■ **PROBLEM DETAILS**
Return verbatim everything from the first line through the line that contains "const asAtText = 'As", and stop there.
+-------+
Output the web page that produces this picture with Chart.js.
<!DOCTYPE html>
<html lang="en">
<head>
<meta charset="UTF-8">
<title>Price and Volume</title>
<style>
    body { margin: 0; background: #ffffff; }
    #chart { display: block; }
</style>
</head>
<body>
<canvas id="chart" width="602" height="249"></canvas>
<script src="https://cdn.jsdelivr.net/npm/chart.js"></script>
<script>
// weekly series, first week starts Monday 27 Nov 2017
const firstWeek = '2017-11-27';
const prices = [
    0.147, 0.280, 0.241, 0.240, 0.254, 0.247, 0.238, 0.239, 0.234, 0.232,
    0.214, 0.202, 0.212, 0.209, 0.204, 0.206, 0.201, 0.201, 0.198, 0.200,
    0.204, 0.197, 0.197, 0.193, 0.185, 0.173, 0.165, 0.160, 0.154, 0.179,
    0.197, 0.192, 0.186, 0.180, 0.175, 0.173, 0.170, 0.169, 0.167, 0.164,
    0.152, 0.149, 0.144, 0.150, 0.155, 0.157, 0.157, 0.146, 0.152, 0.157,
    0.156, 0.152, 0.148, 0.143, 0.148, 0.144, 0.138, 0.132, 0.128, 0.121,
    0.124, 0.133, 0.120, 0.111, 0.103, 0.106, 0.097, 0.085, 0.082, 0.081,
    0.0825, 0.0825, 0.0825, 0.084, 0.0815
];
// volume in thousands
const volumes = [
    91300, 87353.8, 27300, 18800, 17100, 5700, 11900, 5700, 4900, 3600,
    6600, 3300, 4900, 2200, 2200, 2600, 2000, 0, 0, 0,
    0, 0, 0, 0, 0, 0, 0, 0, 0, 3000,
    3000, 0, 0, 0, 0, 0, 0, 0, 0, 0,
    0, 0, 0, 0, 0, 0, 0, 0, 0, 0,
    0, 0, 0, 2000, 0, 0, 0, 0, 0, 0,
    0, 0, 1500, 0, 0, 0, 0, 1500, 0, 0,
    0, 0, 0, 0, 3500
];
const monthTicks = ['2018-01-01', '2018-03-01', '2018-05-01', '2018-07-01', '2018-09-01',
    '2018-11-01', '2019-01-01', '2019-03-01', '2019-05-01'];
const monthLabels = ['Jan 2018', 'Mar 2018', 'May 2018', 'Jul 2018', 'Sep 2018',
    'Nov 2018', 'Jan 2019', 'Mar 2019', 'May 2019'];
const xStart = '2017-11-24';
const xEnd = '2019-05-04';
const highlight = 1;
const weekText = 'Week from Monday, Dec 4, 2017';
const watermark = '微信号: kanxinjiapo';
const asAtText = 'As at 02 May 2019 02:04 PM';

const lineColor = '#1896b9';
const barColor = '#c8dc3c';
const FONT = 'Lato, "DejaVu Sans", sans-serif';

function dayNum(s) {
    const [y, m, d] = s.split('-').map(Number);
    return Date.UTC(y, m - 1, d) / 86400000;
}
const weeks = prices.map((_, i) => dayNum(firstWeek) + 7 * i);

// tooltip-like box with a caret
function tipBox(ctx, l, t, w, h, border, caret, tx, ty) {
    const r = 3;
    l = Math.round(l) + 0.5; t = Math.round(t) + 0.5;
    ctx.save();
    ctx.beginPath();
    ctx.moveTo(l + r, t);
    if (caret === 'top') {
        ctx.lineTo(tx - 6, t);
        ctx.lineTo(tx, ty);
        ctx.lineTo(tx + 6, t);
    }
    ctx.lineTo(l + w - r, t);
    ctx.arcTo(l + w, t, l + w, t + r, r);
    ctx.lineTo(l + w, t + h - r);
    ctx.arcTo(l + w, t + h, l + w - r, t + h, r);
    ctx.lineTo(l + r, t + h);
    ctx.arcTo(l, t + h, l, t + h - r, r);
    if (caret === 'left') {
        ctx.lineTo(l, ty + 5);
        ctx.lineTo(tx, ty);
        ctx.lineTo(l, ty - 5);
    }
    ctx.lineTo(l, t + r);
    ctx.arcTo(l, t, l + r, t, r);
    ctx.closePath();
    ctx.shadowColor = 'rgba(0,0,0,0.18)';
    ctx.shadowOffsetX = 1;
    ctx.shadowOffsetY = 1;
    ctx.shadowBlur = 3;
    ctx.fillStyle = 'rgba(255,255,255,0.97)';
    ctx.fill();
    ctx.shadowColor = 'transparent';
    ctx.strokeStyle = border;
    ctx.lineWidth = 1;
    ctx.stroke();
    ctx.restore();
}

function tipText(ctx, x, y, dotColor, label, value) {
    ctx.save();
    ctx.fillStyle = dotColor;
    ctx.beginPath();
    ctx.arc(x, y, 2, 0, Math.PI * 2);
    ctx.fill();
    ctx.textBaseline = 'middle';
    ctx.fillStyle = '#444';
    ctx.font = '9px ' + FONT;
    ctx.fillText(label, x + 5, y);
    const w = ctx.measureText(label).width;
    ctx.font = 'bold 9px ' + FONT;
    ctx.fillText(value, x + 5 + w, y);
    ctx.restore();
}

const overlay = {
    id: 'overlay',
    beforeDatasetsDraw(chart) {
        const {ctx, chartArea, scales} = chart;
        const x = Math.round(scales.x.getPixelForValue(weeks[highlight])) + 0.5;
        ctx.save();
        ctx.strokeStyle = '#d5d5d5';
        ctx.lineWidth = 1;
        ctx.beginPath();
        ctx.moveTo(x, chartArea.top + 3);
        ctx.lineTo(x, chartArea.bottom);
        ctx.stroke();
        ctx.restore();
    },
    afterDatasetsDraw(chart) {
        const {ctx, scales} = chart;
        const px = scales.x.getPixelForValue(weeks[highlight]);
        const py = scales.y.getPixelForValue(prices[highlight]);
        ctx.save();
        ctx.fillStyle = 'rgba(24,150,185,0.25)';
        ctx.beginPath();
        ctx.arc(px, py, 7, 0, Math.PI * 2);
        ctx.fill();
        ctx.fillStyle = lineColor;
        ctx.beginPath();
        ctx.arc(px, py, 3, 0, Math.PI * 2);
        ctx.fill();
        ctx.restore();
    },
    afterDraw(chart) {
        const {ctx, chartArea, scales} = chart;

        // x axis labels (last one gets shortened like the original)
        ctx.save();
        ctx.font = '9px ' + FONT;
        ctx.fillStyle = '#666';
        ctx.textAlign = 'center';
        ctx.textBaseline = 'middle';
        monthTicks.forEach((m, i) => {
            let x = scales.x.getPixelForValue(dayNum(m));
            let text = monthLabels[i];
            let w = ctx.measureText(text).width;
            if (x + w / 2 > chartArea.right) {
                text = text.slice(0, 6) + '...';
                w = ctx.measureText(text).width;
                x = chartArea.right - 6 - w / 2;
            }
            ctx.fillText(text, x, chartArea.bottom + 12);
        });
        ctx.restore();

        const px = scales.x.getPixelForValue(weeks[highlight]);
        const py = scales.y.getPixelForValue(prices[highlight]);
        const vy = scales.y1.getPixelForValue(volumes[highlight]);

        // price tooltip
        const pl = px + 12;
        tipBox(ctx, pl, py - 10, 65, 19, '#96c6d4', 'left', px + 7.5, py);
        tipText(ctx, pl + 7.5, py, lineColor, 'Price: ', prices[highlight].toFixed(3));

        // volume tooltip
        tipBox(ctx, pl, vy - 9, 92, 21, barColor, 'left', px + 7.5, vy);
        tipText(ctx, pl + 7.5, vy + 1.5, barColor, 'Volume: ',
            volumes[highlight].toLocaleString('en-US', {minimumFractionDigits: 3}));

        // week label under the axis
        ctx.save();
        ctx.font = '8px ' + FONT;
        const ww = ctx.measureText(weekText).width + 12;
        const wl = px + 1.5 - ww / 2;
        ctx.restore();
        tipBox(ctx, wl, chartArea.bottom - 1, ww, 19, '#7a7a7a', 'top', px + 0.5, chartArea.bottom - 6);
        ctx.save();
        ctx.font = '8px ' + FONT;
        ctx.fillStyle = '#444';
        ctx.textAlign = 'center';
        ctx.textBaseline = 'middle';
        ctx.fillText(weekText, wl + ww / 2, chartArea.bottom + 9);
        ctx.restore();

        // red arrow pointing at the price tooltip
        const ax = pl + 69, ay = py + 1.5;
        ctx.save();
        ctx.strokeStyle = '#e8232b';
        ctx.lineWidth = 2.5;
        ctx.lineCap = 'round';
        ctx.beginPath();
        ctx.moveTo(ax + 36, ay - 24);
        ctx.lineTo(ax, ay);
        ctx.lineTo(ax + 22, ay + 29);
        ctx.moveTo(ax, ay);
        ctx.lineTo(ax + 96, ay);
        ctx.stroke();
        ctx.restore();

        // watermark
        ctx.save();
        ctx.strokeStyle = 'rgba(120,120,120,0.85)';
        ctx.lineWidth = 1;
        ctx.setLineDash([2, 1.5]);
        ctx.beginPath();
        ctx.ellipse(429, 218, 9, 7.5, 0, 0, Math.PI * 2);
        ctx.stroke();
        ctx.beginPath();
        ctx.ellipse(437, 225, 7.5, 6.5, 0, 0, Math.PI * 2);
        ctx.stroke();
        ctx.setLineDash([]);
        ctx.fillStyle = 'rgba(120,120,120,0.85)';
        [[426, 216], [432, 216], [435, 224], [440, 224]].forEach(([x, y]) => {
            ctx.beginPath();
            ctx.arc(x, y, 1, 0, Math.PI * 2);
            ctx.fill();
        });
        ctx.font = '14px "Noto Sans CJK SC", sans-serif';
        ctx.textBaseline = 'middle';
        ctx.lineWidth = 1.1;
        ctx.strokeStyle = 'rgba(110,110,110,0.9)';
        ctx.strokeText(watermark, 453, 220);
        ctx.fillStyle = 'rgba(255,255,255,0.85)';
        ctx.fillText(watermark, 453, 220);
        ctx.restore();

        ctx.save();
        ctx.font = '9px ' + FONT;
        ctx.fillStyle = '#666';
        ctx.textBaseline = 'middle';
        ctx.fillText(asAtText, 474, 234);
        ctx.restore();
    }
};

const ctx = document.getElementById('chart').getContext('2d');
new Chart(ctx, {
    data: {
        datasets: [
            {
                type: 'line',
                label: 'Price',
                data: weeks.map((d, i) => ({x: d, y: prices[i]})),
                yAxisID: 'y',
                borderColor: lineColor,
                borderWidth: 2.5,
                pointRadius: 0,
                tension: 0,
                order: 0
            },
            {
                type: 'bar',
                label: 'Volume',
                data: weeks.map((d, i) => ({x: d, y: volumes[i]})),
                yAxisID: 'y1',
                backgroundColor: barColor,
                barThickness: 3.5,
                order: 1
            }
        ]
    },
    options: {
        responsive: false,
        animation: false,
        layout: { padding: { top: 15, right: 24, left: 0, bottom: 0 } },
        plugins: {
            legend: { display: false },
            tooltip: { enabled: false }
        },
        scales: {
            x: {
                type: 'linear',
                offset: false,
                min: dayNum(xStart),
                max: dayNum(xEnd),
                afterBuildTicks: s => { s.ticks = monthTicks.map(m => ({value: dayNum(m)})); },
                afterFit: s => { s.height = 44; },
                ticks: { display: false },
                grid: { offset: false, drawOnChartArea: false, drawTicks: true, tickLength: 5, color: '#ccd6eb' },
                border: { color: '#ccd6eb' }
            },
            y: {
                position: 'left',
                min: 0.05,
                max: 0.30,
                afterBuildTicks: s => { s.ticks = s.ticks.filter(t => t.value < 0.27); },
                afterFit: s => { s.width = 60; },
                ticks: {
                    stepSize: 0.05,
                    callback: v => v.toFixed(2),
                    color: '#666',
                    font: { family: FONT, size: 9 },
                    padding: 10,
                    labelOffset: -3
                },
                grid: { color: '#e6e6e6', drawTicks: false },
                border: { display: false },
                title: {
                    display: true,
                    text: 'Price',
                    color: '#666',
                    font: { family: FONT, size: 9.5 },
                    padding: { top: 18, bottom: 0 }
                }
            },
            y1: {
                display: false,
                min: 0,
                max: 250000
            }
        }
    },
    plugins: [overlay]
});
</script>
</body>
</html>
+-------+
■ **TASK RESULT**
Output the web page that produces this picture with Chart.js.
<!DOCTYPE html>
<html lang="en">
<head>
<meta charset="UTF-8">
<title>Price and Volume</title>
<style>
    body { margin: 0; background: #ffffff; }
    #chart { display: block; }
</style>
</head>
<body>
<canvas id="chart" width="602" height="249"></canvas>
<script src="https://cdn.jsdelivr.net/npm/chart.js"></script>
<script>
// weekly series, first week starts Monday 27 Nov 2017
const firstWeek = '2017-11-27';
const prices = [
    0.147, 0.280, 0.241, 0.240, 0.254, 0.247, 0.238, 0.239, 0.234, 0.232,
    0.214, 0.202, 0.212, 0.209, 0.204, 0.206, 0.201, 0.201, 0.198, 0.200,
    0.204, 0.197, 0.197, 0.193, 0.185, 0.173, 0.165, 0.160, 0.154, 0.179,
    0.197, 0.192, 0.186, 0.180, 0.175, 0.173, 0.170, 0.169, 0.167, 0.164,
    0.152, 0.149, 0.144, 0.150, 0.155, 0.157, 0.157, 0.146, 0.152, 0.157,
    0.156, 0.152, 0.148, 0.143, 0.148, 0.144, 0.138, 0.132, 0.128, 0.121,
    0.124, 0.133, 0.120, 0.111, 0.103, 0.106, 0.097, 0.085, 0.082, 0.081,
    0.0825, 0.0825, 0.0825, 0.084, 0.0815
];
// volume in thousands
const volumes = [
    91300, 87353.8, 27300, 18800, 17100, 5700, 11900, 5700, 4900, 3600,
    6600, 3300, 4900, 2200, 2200, 2600, 2000, 0, 0, 0,
    0, 0, 0, 0, 0, 0, 0, 0, 0, 3000,
    3000, 0, 0, 0, 0, 0, 0, 0, 0, 0,
    0, 0, 0, 0, 0, 0, 0, 0, 0, 0,
    0, 0, 0, 2000, 0, 0, 0, 0, 0, 0,
    0, 0, 1500, 0, 0, 0, 0, 1500, 0, 0,
    0, 0, 0, 0, 3500
];
const monthTicks = ['2018-01-01', '2018-03-01', '2018-05-01', '2018-07-01', '2018-09-01',
    '2018-11-01', '2019-01-01', '2019-03-01', '2019-05-01'];
const monthLabels = ['Jan 2018', 'Mar 2018', 'May 2018', 'Jul 2018', 'Sep 2018',
    'Nov 2018', 'Jan 2019', 'Mar 2019', 'May 2019'];
const xStart = '2017-11-24';
const xEnd = '2019-05-04';
const highlight = 1;
const weekText = 'Week from Monday, Dec 4, 2017';
const watermark = '微信号: kanxinjiapo';
const asAtText = 'As at 02 May 2019 02:04 PM';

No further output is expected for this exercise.